Lab exercise 6

Operational amplifiers

Introduction.

Operational amplifiers (opamps) are one of the most widely used circuits in electrical engineering. This lab will introduce several uses for opamps including amplifiers and filters.

Procedure:

It is possible to use standard wav files as input to LTspice simulations. This allows you to input voice, music or ECG signals into your simulated filters before you build the filters and play the wav files through the computer into your actual circuit. You can get some ECG files from http://courses.engr.illinois.edu/bioe415/labs/ecgwav.html, but I have already downloaded them and added noise to them, which you will need to remove with a filter.

To add a WAV file input to a LTspice simulation, right click a voltage source, then in the DC value field enter: wavefile="ecgwav_noise.wav"chan=1. Note that every time you open the voltage module, the string is erased and has to be re-entered, BUT if you right-click the text instead, you can edit it (see below). More information on using wav files: http://ltspicelabs.blogspot.com/2006/10/using-wav-files-for-io-and-transient.html.

To save a waveform from a simulation as a WAV file, add a spice directive to the simulation by menu Edit>Spice directive..., then in the edit box enter .wave "filename" nbits, sample_rate V(node_name). Where nibts is usually 16 bits and the sample rate is 8000, 16000, or 44100. An example might be .wave "loon.wav" 16 16000 V(Vout).

The file VCVS_bandpass_filter.asc displays the frequency response of a bandpass filter with cutoff frequencies at about [16 1600] Hz, marked by the white arrows. The vertical scale (on the left) is a log scale where 20db represents a factor of 10. More precisely displayed_db= 20*log10(amplitude_voltage_out/amplitude_voltage_in) at each different frequency. The dashed line is the phase shift of the sine wave as it passes through the two filters measured in degrees on the right-hand scale. Note for that correct operation R9=R8, C3=C4, C1=C2 and R3=R5.
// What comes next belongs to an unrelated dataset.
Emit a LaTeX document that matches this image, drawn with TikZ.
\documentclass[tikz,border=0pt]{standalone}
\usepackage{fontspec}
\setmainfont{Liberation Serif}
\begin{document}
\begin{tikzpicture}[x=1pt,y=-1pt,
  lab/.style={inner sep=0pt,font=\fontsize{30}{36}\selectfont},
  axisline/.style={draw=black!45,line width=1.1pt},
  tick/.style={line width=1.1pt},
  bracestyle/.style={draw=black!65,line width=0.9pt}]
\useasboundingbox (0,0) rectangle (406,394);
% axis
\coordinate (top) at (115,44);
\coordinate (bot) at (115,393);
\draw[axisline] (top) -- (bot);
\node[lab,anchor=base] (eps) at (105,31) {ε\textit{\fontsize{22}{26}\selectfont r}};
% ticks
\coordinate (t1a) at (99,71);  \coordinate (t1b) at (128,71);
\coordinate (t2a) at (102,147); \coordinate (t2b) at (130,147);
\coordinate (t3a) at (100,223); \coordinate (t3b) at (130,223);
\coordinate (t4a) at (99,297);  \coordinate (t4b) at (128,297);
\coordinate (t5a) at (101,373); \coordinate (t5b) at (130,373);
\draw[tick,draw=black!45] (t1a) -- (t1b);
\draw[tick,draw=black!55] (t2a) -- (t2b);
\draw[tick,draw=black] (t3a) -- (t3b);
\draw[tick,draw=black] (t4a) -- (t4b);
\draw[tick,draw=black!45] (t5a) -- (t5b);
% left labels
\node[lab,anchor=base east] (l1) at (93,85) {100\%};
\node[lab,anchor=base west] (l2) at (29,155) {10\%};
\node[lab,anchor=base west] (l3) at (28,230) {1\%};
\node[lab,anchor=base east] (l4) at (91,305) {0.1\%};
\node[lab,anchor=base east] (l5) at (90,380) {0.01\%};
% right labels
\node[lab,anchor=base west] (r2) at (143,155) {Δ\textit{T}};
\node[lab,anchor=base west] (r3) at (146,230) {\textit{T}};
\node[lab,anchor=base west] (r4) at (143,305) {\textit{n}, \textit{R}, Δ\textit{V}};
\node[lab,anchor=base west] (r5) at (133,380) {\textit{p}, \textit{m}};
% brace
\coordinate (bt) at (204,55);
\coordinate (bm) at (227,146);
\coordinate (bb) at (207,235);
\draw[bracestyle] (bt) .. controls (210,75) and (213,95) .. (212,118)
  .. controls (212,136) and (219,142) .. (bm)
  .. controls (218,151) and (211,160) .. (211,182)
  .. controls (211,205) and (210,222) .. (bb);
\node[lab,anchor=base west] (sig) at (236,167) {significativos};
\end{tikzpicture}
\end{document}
• Vary the Rs and Cs and see how the cutoff frequencies change.
• Now change the anaysis method to transient (Simulate>Edit Simulation Cmd... then in the dialog click the transient tab and choose a stop time.). Change the input voltage source to sine and set the frequency to 1600 Hz. According to the phase plot below, the pahse shift should be -90 degrees (the minus means lagging the input). Is it?
• From the graph below, at what frequency(s) should the input and output be in phase? Verify by simulation.
  
  

Assignment:
Note

1. Build the following noninverting amplifier circuit and show that the gain=11. At what (fairly high) frequency does the gain start to drop below the gain at low frequency? Plot log(gain) versus frequency. What happens to the phase-shift at high frequencies. Use the signal generator as the sinewave source.
   

• Simulate a filter which cuts off frequencies outside of the frequency range [500 Hz to 2KHz] of the song of the common loon. The recording loon_noise.wav is contaminated with wind noise, mostly below 500 Hz. Design a filter based on VCVS_bandpass_filter.asc which takes a wav file of the noisy loon call and filters it with a high pass filter at about 500 Hz and a low pass filter at about 2.5 KHz. Save the result of the simulated filter as a wav file and listen to it (and demo to the TA).
• Build the circuit, using the computer to play the wav file and connect the computer audio output to your circuit. Connect speakers to the filter output to listen to the result. Demo to the TA before doing the next exercise.
• Modify the filter you built to remove 60 hz noise from an ECG signal ecg_noise.wav. Output the result to the scope. Notice that there is tradeoff of amplitude accuracy of the fast phase against noise level.
• Be sure to get lots of screen dumps and scope traces for your writeup.